**** Material provided

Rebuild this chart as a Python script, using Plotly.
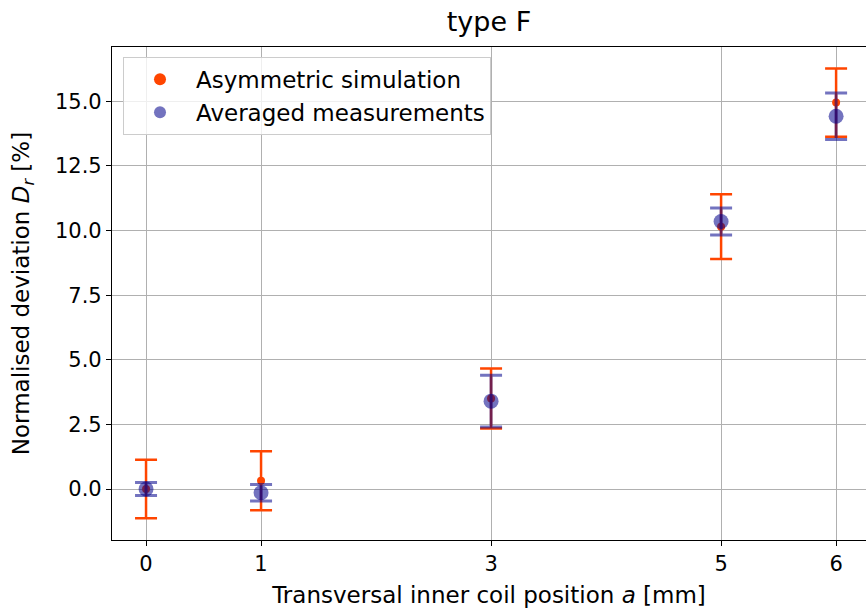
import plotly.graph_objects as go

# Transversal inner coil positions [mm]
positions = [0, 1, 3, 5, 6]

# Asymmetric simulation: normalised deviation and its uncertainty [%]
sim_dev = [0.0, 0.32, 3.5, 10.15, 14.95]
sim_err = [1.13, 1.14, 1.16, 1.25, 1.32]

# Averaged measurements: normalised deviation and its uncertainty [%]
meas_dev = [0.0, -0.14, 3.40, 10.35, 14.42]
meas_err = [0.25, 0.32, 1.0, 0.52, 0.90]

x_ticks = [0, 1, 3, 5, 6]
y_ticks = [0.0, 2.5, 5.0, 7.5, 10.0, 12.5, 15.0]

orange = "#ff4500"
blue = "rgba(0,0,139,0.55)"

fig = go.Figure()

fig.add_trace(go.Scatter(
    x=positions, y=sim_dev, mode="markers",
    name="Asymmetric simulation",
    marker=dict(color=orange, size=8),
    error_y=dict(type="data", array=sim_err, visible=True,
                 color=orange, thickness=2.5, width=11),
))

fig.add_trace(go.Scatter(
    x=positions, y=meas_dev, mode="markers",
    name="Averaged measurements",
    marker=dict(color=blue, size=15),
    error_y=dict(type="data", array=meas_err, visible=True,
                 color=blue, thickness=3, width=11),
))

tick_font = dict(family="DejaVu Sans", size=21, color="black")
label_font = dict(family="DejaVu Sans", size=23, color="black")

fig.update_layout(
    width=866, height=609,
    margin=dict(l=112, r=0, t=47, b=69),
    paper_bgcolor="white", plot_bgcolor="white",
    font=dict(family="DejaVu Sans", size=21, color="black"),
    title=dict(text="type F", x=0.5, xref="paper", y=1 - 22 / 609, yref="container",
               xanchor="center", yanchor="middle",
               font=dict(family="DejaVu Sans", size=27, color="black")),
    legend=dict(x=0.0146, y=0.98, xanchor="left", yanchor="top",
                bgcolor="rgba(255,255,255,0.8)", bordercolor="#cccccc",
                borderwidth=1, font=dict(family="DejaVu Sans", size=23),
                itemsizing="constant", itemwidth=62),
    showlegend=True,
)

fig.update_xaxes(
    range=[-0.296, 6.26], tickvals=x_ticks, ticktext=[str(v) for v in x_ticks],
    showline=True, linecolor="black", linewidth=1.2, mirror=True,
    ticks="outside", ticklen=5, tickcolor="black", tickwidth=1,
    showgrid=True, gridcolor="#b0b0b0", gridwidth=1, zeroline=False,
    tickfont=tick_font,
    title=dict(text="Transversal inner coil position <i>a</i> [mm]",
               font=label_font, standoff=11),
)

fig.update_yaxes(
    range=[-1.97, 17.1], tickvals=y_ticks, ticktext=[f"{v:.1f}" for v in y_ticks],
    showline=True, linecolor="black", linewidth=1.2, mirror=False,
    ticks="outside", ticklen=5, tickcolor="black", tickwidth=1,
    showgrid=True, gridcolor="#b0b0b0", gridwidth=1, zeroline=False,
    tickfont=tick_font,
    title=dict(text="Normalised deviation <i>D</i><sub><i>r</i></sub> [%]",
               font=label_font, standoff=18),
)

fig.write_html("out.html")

********

Your task is to restate word for word the lines from the top of the data to the line containing "positions = [0, 1, 3, 5, 6]", both ends included, with every picture left out.

- [Result of the exercise]:
Rebuild this chart as a Python script, using Plotly.
import plotly.graph_objects as go

# Transversal inner coil positions [mm]
positions = [0, 1, 3, 5, 6]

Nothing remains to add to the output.